The Wisconsin Alumni Research Foundation alleges that Apple's A7 processor, which is used in its iPhone 5S and other devices, incorporates technology patented by the university in 1998. It was developed by four UW-Madison computer microprocessor architecture researchers.
It's not the first time the nonprofit foundation has sued over the same patent, the Wisconsin State Journal reported Wednesday. It sued Intel for infringement and that lawsuit resulted in a 2009 settlement, terms of which are confidential.
Apple did not immediately respond to a Wednesday phone messages from The Associated Press seeking comment.
In addition to the iPhone 5S, the technology is used in the iPad Air, and the iPad Mini with Retina Display.
The lawsuit, which was filed Monday in U.S. District Court in Madison, asks the court to rule that the patent is valid and was willfully infringed and seeks to bar Apple from further infringement.
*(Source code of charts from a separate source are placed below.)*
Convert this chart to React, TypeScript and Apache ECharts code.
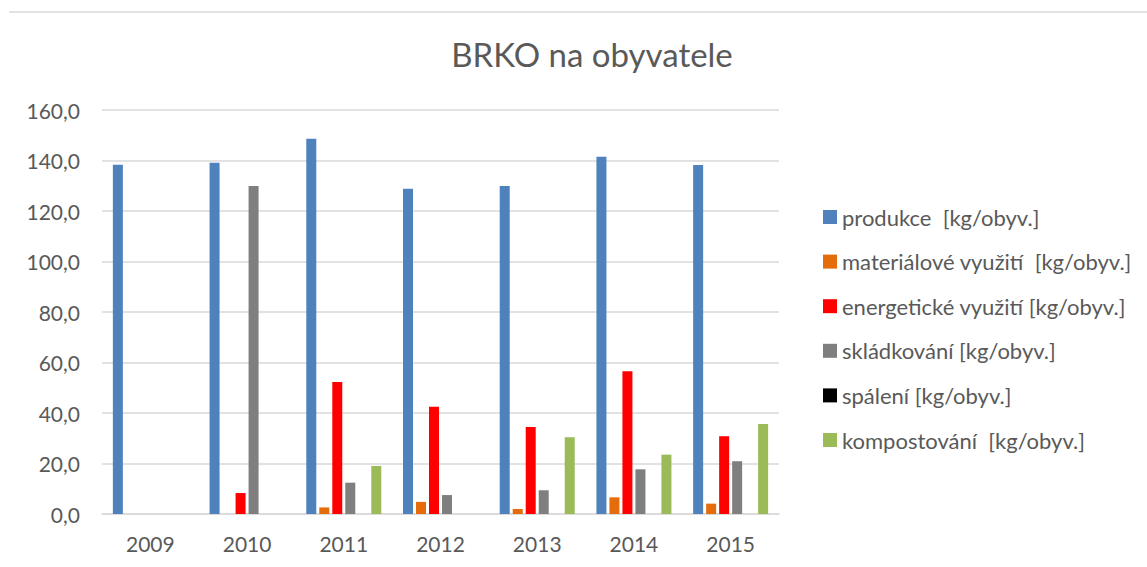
import React, { useEffect, useRef } from "react";
import * as echarts from "echarts";

const years = ["2009", "2010", "2011", "2012", "2013", "2014", "2015"];
const produkce = [138.3, 139.1, 148.6, 128.8, 129.9, 141.5, 138.2];
const materialove = [0, 0, 2.6, 4.8, 2.0, 6.6, 4.1];
const energeticke = [0, 8.3, 52.3, 42.5, 34.5, 56.5, 30.8];
const skladkovani = [0, 129.9, 12.4, 7.5, 9.4, 17.7, 20.9];
const spaleni = [0, 0, 0, 0, 0, 0, 0];
const kompostovani = [0, 0, 19.0, 0, 30.4, 23.5, 35.6];

const seriesNames = [
  "produkce  [kg/obyv.]",
  "materiálové využití  [kg/obyv.]",
  "energetické využití [kg/obyv.]",
  "skládkování [kg/obyv.]",
  "spálení [kg/obyv.]",
  "kompostování  [kg/obyv.]",
];
const seriesData = [produkce, materialove, energeticke, skladkovani, spaleni, kompostovani];
const colors = ["#4F81BD", "#E46C0A", "#FF0000", "#7F7F7F", "#000000", "#9BBB59"];

const FONT = "Lato, 'Open Sans', sans-serif";

export default function App() {
  const ref = useRef<HTMLDivElement>(null);
  useEffect(() => {
    if (!ref.current) return;
    const chart = echarts.init(ref.current, null, { renderer: "svg" });
    chart.setOption({
      animation: false,
      backgroundColor: "#ffffff",
      color: colors,
      title: {
        text: "BRKO na obyvatele",
        left: 587,
        top: 32,
        textAlign: "center",
        textStyle: { fontFamily: FONT, fontSize: 33, fontWeight: "normal", color: "#595959" },
      },
      graphic: [
        {
          type: "line",
          shape: { x1: 9, y1: 12, x2: 1147, y2: 12 },
          style: { stroke: "#d9d9d9", lineWidth: 1.5 },
        },
      ],
      legend: {
        orient: "vertical",
        left: 818,
        top: 201,
        itemWidth: 14,
        itemHeight: 14,
        itemGap: 22.6,
        icon: "rect",
        textStyle: { fontFamily: FONT, fontSize: 22, color: "#595959", lineHeight: 22 },
        data: seriesNames,
      },
      grid: { left: 102, right: 368, top: 110, bottom: 53, containLabel: false },
      xAxis: {
        type: "category",
        data: years,
        axisLine: { lineStyle: { color: "#d9d9d9", width: 1.5 } },
        axisTick: { show: false },
        axisLabel: { fontFamily: FONT, fontSize: 21, color: "#595959", margin: 19 },
      },
      yAxis: {
        type: "value",
        min: 0,
        max: 160,
        interval: 20,
        axisLine: { show: false },
        axisTick: { show: false },
        splitLine: { lineStyle: { color: "#d9d9d9", width: 1.5 } },
        axisLabel: {
          fontFamily: FONT,
          fontSize: 21,
          color: "#595959",
          margin: 22,
          formatter: (v: number) => v.toFixed(1).replace(".", ","),
        },
      },
      series: seriesNames.map((name, i) => ({
        name,
        type: "bar",
        data: seriesData[i],
        barWidth: 10,
        barGap: "30%",
        barCategoryGap: "22%",
        itemStyle: { color: colors[i] },
      })),
    });
    return () => chart.dispose();
  }, []);
  return (
    <div
      ref={ref}
      style={{ position: "absolute", left: 0, top: 0, width: 1147, height: 567 }}
    />
  );
}
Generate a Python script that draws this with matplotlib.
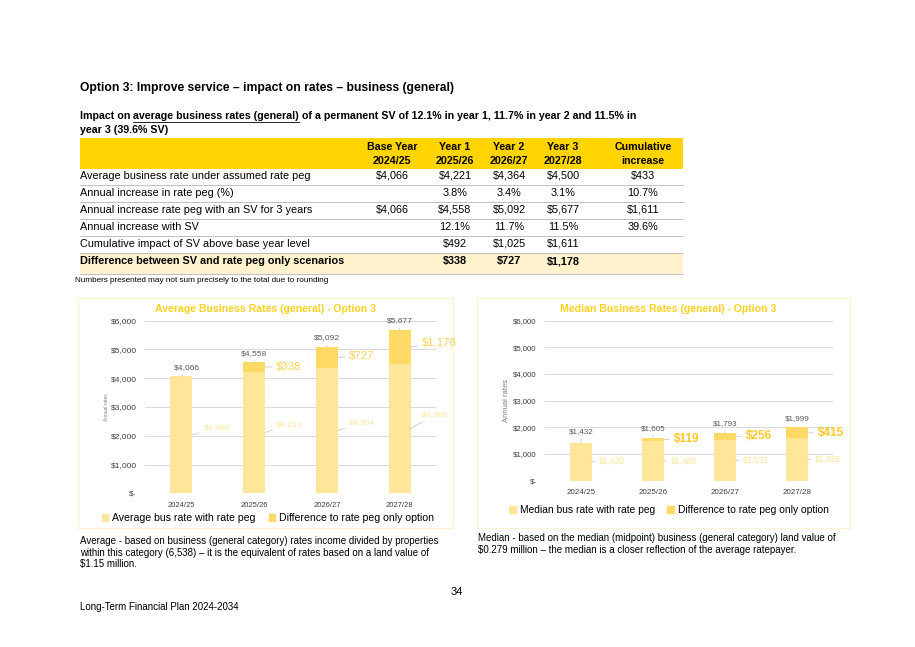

It also seeks unspecified monetary damages and fees.
WARF general counsel Michael Falk said the so-called 752 patent "has been recognized in the field as a major milestone in computer microprocessing." He said the technology "significantly enhances the performance of a microprocessor, among other benefits."
Usually, in cases such as this, the company filing the lawsuit is not looking to stop production of the products that claim to violate the patent but to get money, said Madison attorney John Scheller, a partner with the law firm Michael Best & Friedrich.
"I think it's interesting in that WARF, historically, has not been very litigious. So they must feel they have some rights here that need to be enforced," Scheller said. An online check showed WARF has filed three other patent infringement lawsuits in U.S. District Court in Madison since December 2012.